Testing MLOps with DVC

At work my team has been experiencing the pain of ad-hoc analysis in Jupyter Hub on tight deadlines. You know the situation - Untitled-4.ipynb and Project_v3_Alice_20240325.ipynb in the same folder with similar modified dates and goodness knows which is the file you’re looking for. I’m investigating tools we might consider introducing to the team workflows to potentially limit how frequently this type of situation crops up. Enter Data Version Control (DVC) - software to organize data and experiments for machine learning projects.

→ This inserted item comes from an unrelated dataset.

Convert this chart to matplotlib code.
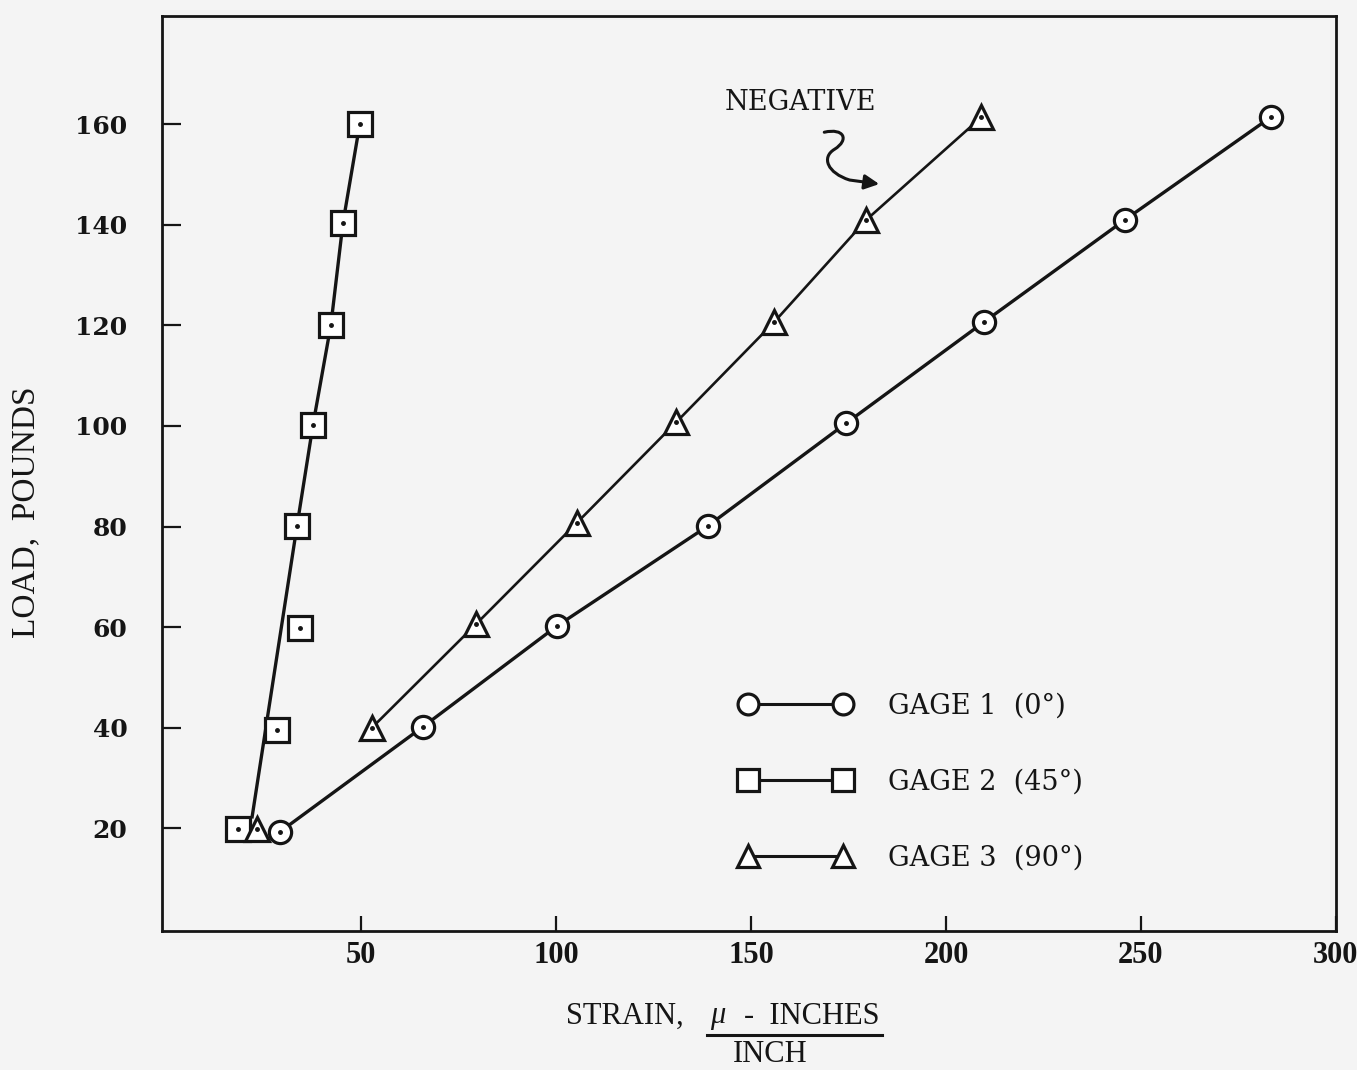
import numpy as np
import matplotlib.pyplot as plt
from matplotlib.path import Path
from matplotlib.patches import FancyArrowPatch
from matplotlib.lines import Line2D

# ── data (strain in micro-inches/inch, load in pounds) ──
gage1_strain = [29.2, 65.9, 100.2, 138.9, 174.5, 209.8, 245.9, 283.3]
gage1_load = [19.3, 40.2, 60.2, 80.1, 100.6, 120.7, 141.0, 161.4]

gage2_strain = [18.5, 28.5, 34.4, 33.6, 37.7, 42.3, 45.4, 49.7]
gage2_load = [19.9, 39.6, 59.8, 80.1, 100.2, 120.1, 140.4, 160.0]
# faired line through gage 2 points
gage2_fit_strain = [22.1, 33.6, 37.7, 42.3, 45.4, 49.7]
gage2_fit_load = [22.3, 80.1, 100.2, 120.1, 140.4, 160.0]

gage3_strain = [23.4, 52.8, 79.5, 105.3, 130.9, 156.0, 179.6, 209.1]
gage3_load = [19.9, 40.0, 60.6, 80.7, 100.8, 120.7, 141.0, 161.4]

labels = ["GAGE 1  (0°)", "GAGE 2  (45°)", "GAGE 3  (90°)"]
xticks = [50, 100, 150, 200, 250, 300]
yticks = [20, 40, 60, 80, 100, 120, 140, 160]

bg = "#f4f4f4"
ink = "#151515"

fig = plt.figure(figsize=(13.57, 10.70), dpi=100, facecolor=bg)
ax = fig.add_axes([0.1194, 0.1299, 0.8651, 0.8551], facecolor=bg)

mk = dict(color=ink, mfc="white", mec=ink, mew=2.3)

# gage 2: faired line + markers
ax.plot(gage2_fit_strain, gage2_fit_load, color=ink, lw=2.4, zorder=2)
ax.plot(gage2_strain, gage2_load, ls="none", marker="s", ms=17, zorder=3, **mk)
ax.plot(gage2_strain, gage2_load, ls="none", marker="o", ms=2.5, color=ink, zorder=4)

# gage 3: line from 40 lb up, isolated point at 20 lb
ax.plot(gage3_strain[1:], gage3_load[1:], lw=1.9, zorder=2, color=ink)
ax.plot(gage3_strain, gage3_load, ls="none", marker="^", ms=17, zorder=3, **mk)
ax.plot(gage3_strain, gage3_load, ls="none", marker="o", ms=2.5, color=ink, zorder=4)

# gage 1
ax.plot(gage1_strain, gage1_load, lw=2.4, zorder=2, color=ink)
ax.plot(gage1_strain, gage1_load, ls="none", marker="o", ms=16, zorder=3, **mk)
ax.plot(gage1_strain, gage1_load, ls="none", marker="o", ms=2.5, color=ink, zorder=4)

ax.set_xlim(-1, 300)
ax.set_ylim(-0.4, 181.5)
ax.set_xticks(xticks)
ax.set_yticks(yticks)
ax.set_xticklabels([str(v) for v in xticks], fontfamily="Liberation Serif",
                   fontweight="bold", fontsize=22)
ax.set_yticklabels([str(v) for v in yticks], fontfamily="DejaVu Serif",
                   fontweight="bold", fontsize=18)
ax.tick_params(axis="y", direction="in", length=14, width=1.6, pad=25, colors=ink)
ax.tick_params(axis="x", direction="in", length=11, width=1.6, pad=7, colors=ink)
for s in ax.spines.values():
    s.set_linewidth(2.0)
    s.set_color(ink)

# legend: marker — line — marker
handles = [
    Line2D([], [], marker="o", ms=15, lw=2.2, **mk),
    Line2D([], [], marker="s", ms=16, lw=2.2, **mk),
    Line2D([], [], marker="^", ms=16, lw=2.2, **mk),
]
leg = ax.legend(handles, labels, numpoints=2, frameon=False,
                loc="center left", bbox_to_anchor=(0.492, 0.163),
                borderpad=0, borderaxespad=0, handlelength=4.1,
                handletextpad=1.37, labelspacing=1.8,
                prop=dict(family="DejaVu Serif", size=19.5))
for t in leg.get_texts():
    t.set_color(ink)

# NEGATIVE note with squiggly arrow
ax.text(162.7, 164.4, "NEGATIVE", fontfamily="DejaVu Serif", fontsize=19.5,
        ha="center", va="center", color=ink)
verts = [(168.8, 158.4), (173.9, 159.3), (175.3, 156.9), (171.4, 155.0),
         (168.0, 153.4), (169.6, 150.3), (175.3, 148.9), (182.9, 148.1)]
codes = [Path.MOVETO, Path.CURVE4, Path.CURVE4, Path.CURVE4,
         Path.CURVE4, Path.CURVE4, Path.CURVE4, Path.LINETO]
arrow = FancyArrowPatch(path=Path(verts, codes), arrowstyle="-|>",
                        mutation_scale=22, lw=2.2, color=ink)
ax.add_patch(arrow)

# axis titles
fig.text(26 / 1357, 1 - 512 / 1070, "LOAD,  POUNDS", rotation=90,
         fontfamily="Liberation Serif", fontsize=24, ha="center", va="center",
         color=ink)
fig.text(566 / 1357, 1 - 1016 / 1070, "STRAIN,", fontfamily="Liberation Serif",
         fontsize=22, ha="left", va="center", color=ink)
fig.text(710 / 1357, 1 - 1016 / 1070, "μ", fontfamily="Liberation Serif",
         fontsize=22, style="italic", ha="left", va="center", color=ink)
fig.text(880 / 1357, 1 - 1016 / 1070, "-  INCHES", fontfamily="Liberation Serif",
         fontsize=22, ha="right", va="center", color=ink)
fig.add_artist(Line2D([707 / 1357, 882 / 1357], [1 - 1035 / 1070, 1 - 1035 / 1070],
                      transform=fig.transFigure, color=ink, lw=2.2))
fig.text(770 / 1357, 1 - 1054 / 1070, "INCH", fontfamily="Liberation Serif",
         fontsize=22, ha="center", va="center", color=ink)

fig.savefig("out.png", dpi=100, facecolor=bg)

I am kicking the tires to test how DVC tracks data (inputs, generated features, and output files), model versioning with parameter values, and finally to make streamlined and understandable workflows to facilitate collaboration and revisiting the project later. Hopefully this can help my team keep a catalog of previous work with any version ready to run immediately and also to assess and share results from different models.

Example project

As a workspace to run these tests, I found a Kaggle project for learning Time Series to work through using DVC. The training data for the project consists of synthetically generated daily product sales figures for fake retailers in various countries. The task is to predict daily sales for those products for an entire year in each retail location. Feature generation is going to be a large part of this project, which should allow the data tracking and pipeline features in DVC to shine. I can also run multiple sets of hyper parameters on my model to see how DVC shows experiment results.

Generating a workflow

When reviewing a project from a colleague or returning to work completed some time ago, my first task is to get the 30,000 ft view of what’s going on. DVC provides a DAG (directed acyclic graph) tool to create a helpful diagram. Here is the diagram for my analysis (both direct from the terminal, and processed in markdown). This helps my colleagues follow the code to ensure they understand what the tool is supposed to do when they are reviewing work. Using the diagram, I can also ensure the program is working as intended and dependencies are listed properly.

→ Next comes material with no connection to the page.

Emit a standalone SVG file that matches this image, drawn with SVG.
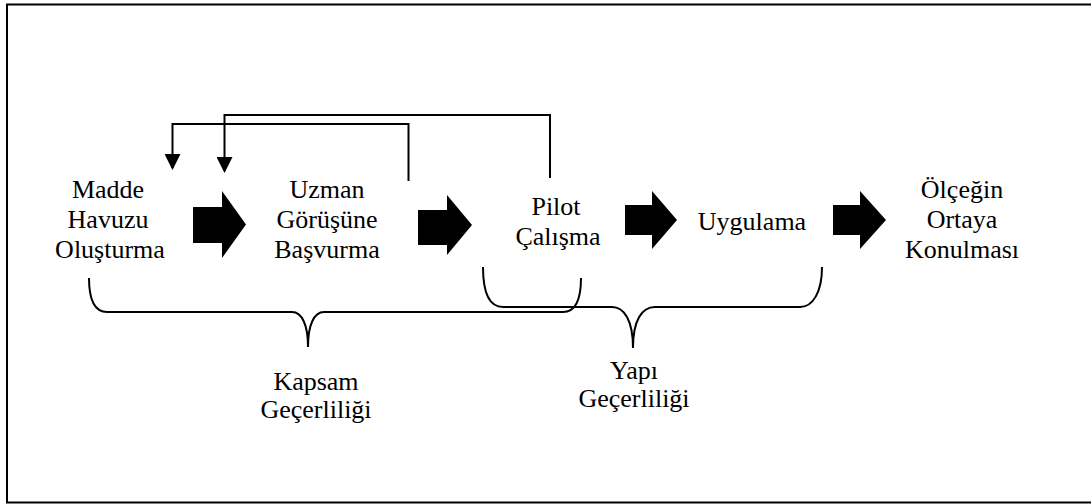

Each step of this process is defined in python files and linked together via a yaml configuration. When experiments are run, each step is processed as needed depending on which of its input dependencies have changed. In the example above, any changes to the raw input data will trigger the prepare script to execute. The train script will run if there are any changes to the outputs from prepare, or if the train script itself has been edited. Each step can generate resources to be evaluated manually later, or to be part of the processing for later steps. This image shows the raw input files and data files generated dynamically by the prepare and evaluate steps.

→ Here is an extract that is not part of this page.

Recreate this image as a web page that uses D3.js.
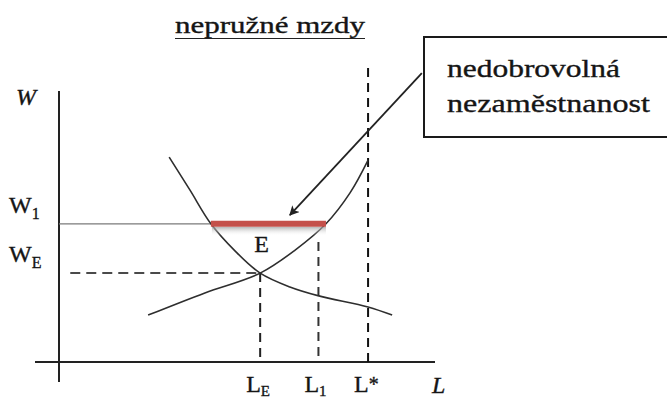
<!DOCTYPE html>
<html>
<head>
<meta charset="utf-8">
<script src="https://cdn.jsdelivr.net/npm/d3@7"></script>
<style>
  html, body { margin: 0; padding: 0; background: #fff; }
  svg { display: block; }
</style>
</head>
<body>
<svg id="chart" width="667" height="398"></svg>
<script>
// Labour market with rigid wages: labour demand, labour supply, equilibrium and the rigid wage W1
const title = "nepružné mzdy";
const calloutLines = ["nedobrovolná", "nezaměstnanost"];

// Key levels (L = labour, W = wage, both on a 0–100 scale)
const L_E = 53.5, L_1 = 69, L_STAR = 82.2;
const W_1 = 51, W_E = 32.8;

// Labour demand (downward sloping)
const demandL = [29.3, 34.8, 40.4, 46.8, 53.5, 61.4, 69.1, 82.2, 88.6];
const demandW = [75.6, 63.5, 51.0, 41.0, 32.8, 27.7, 24.4, 20.3, 17.3];

// Labour supply (upward sloping, steepening)
const supplyL = [23.7, 38.8, 53.5, 62.8, 71.0, 77.4, 82.2];
const supplyW = [17.3, 25.5, 32.8, 41.3, 51.0, 62.4, 74.5];

// Unemployment gap at the rigid wage W1 (from demand to supply)
const gapL = [40.4, 71.0];

// Callout arrow: from the box to the gap
const arrowL = [96.5, 61.4];
const arrowW = [106.6, 54.2];

// Axis labels
const xTickLabels = [{ at: L_E, main: "L", sub: "E" }, { at: L_1, main: "L", sub: "1" }, { at: L_STAR, main: "L", sub: "*" }];
const yTickLabels = [{ at: W_1, main: "W", sub: "1" }, { at: W_E, main: "W", sub: "E" }];

const SERIF = "'Liberation Serif', 'Times New Roman', Tinos, 'DejaVu Serif', serif";
const INK = "#151515";

const svg = d3.select("#chart");
const root = svg.append("g").attr("font-family", SERIF);
const x = d3.scaleLinear().domain([0, 100]).range([59, 435]);
const y = d3.scaleLinear().domain([0, 100]).range([362, 91]);

function label(parent, px, py, size) {
  return parent.append("text")
    .attr("x", px).attr("y", py)
    .attr("font-family", SERIF)
    .attr("font-size", size)
    .attr("fill", INK)
    .attr("stroke", INK).attr("stroke-width", 0.35);
}

// Defs: arrow head, shadow under the gap bar
const defs = svg.append("defs");
defs.append("marker")
  .attr("id", "arrowHead")
  .attr("viewBox", "0 0 10 10")
  .attr("refX", 9).attr("refY", 5)
  .attr("markerWidth", 5.5).attr("markerHeight", 5.5)
  .attr("markerUnits", "strokeWidth")
  .attr("orient", "auto")
  .append("path")
  .attr("d", "M0,0 L10,5 L0,10 L2.5,5 z")
  .attr("fill", "#222");
const grad = defs.append("linearGradient")
  .attr("id", "barShadow").attr("x1", 0).attr("y1", 0).attr("x2", 0).attr("y2", 1);
grad.append("stop").attr("offset", "0%").attr("stop-color", "#9a9a9a").attr("stop-opacity", 0.75);
grad.append("stop").attr("offset", "100%").attr("stop-color", "#ffffff").attr("stop-opacity", 0);

// Title with underline
label(root, 175, 33, 23)
  .attr("textLength", 190).attr("lengthAdjust", "spacingAndGlyphs")
  .text(title);
root.append("line")
  .attr("x1", 175).attr("x2", 365).attr("y1", 38.5).attr("y2", 38.5)
  .attr("stroke", "#222").attr("stroke-width", 1.2);

// Axes
root.append("line")
  .attr("x1", x(0)).attr("x2", x(0))
  .attr("y1", y(100)).attr("y2", y(0) + 20)
  .attr("stroke", "#222").attr("stroke-width", 2);
root.append("line")
  .attr("x1", x(0) - 24).attr("x2", x(100))
  .attr("y1", y(0)).attr("y2", y(0))
  .attr("stroke", "#222").attr("stroke-width", 2);

label(root, 16, 105, 24).attr("font-style", "italic").text("W");
label(root, 432, 393, 24).attr("font-style", "italic").text("L");

// Rigid wage line W1
root.append("line")
  .attr("x1", x(0)).attr("x2", x(gapL[0]))
  .attr("y1", y(W_1)).attr("y2", y(W_1))
  .attr("stroke", "#7a7a7a").attr("stroke-width", 1.3);

// Dashed guide lines
const dashed = root.append("g").attr("fill", "none");
dashed.append("line")
  .attr("x1", x(3)).attr("x2", x(L_E))
  .attr("y1", y(W_E)).attr("y2", y(W_E))
  .attr("stroke", "#4a4a4a").attr("stroke-width", 2).attr("stroke-dasharray", "10,6");
dashed.append("line")
  .attr("x1", x(L_E)).attr("x2", x(L_E))
  .attr("y1", y(W_E)).attr("y2", y(0))
  .attr("stroke", "#222").attr("stroke-width", 2).attr("stroke-dasharray", "9,6");
dashed.append("line")
  .attr("x1", x(L_1)).attr("x2", x(L_1))
  .attr("y1", y(44.3)).attr("y2", y(0))
  .attr("stroke", "#333").attr("stroke-width", 2).attr("stroke-dasharray", "9,6");
dashed.append("line")
  .attr("x1", x(L_STAR)).attr("x2", x(L_STAR))
  .attr("y1", y(108.5)).attr("y2", y(0))
  .attr("stroke", "#111").attr("stroke-width", 2).attr("stroke-dasharray", "9,6");

// Curves
const line = d3.line().x(d => x(d[0])).y(d => y(d[1])).curve(d3.curveCatmullRom.alpha(0.5));
root.append("path")
  .datum(d3.zip(demandL, demandW))
  .attr("d", line)
  .attr("fill", "none").attr("stroke", "#2e2e2e").attr("stroke-width", 1.6);
root.append("path")
  .datum(d3.zip(supplyL, supplyW))
  .attr("d", line)
  .attr("fill", "none").attr("stroke", "#2e2e2e").attr("stroke-width", 1.6);

// Unemployment gap bar at W1 with its soft shadow
root.append("rect")
  .attr("x", x(gapL[0]) + 1).attr("y", y(W_1) + 3)
  .attr("width", x(gapL[1]) - x(gapL[0]) - 1).attr("height", 9)
  .attr("fill", "url(#barShadow)");
root.append("line")
  .attr("x1", x(gapL[0])).attr("x2", x(gapL[1]))
  .attr("y1", y(W_1)).attr("y2", y(W_1))
  .attr("stroke", "#c4504a").attr("stroke-width", 6);

// Equilibrium label
label(root, x(L_E) - 6, 252, 24).text("E");

// Wage tick labels
yTickLabels.forEach(t => {
  const g = label(root, 9, y(t.at) - 11, 24);
  g.append("tspan").text(t.main);
  g.append("tspan").attr("font-size", 16).attr("dy", 6).text(t.sub);
});
// Labour tick labels
xTickLabels.forEach(t => {
  const g = label(root, x(t.at) - 14, 392, 24);
  g.append("tspan").text(t.main);
  if (t.sub === "*") {
    g.append("tspan").attr("font-size", 20).attr("dy", -1).text(t.sub);
  } else {
    g.append("tspan").attr("font-size", 15).attr("dy", 4).text(t.sub);
  }
});

// Callout box
root.append("rect")
  .attr("x", 424).attr("y", 37)
  .attr("width", 260).attr("height", 100)
  .attr("fill", "#fff").attr("stroke", "#1a1a1a").attr("stroke-width", 2);
label(root, 447, 77, 25)
  .attr("textLength", 173).attr("lengthAdjust", "spacingAndGlyphs")
  .text(calloutLines[0]);
label(root, 447, 112, 25)
  .attr("textLength", 203).attr("lengthAdjust", "spacingAndGlyphs")
  .text(calloutLines[1]);

// Callout arrow
root.append("line")
  .attr("x1", x(arrowL[0])).attr("y1", y(arrowW[0]))
  .attr("x2", x(arrowL[1])).attr("y2", y(arrowW[1]))
  .attr("stroke", "#222").attr("stroke-width", 1.8)
  .attr("marker-end", "url(#arrowHead)");
</script>
</body>
</html>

Evaluating results (with plots!)

An unexpected surprise is how adeptly DVC handles plots. Myevaluate step typically produces a set of plots. DVC allows images to be created in your python script (first image row), or defined as interactive Vega-Lite plots to be generated by DVC. The plots can be shown as individual images, or in a local html file if a dynamic plot was requested (second image). DVC provides a plugin for VS Code that can generate dynamic views with static plot images from multiple experiments side by side (and dynamic plots overlayed!). The dynamic plot as viewed in VS Code is in the third image below - note that the plugin has also shown the name of this experiment run name (miffy-hips) instead of just showing the current workspace iteration of the plot.

.

Experiment tracking

As indicated above, I have made frequent use of the parameter and experiment tracking provided by DVC for this project. Once the pipeline is running for a single parameter set using the DVC configuration files it is trivial to start a grid search over those parameters without modifying any of the underlying Python code. My random forest model is set up to take three parameters in the training stage: a random seed, number of estimators in the forest, and the minimum number of rows required to split a leaf node in each tree. DVC allows passing parameters to any stage of the pipeline, and while the competition’s time series formulation requiring a full year prediction does not lend itself well to random splits in the preparation stage, one could add parameters there (as seen in the commented section of the figure below) or in any other stage as needed.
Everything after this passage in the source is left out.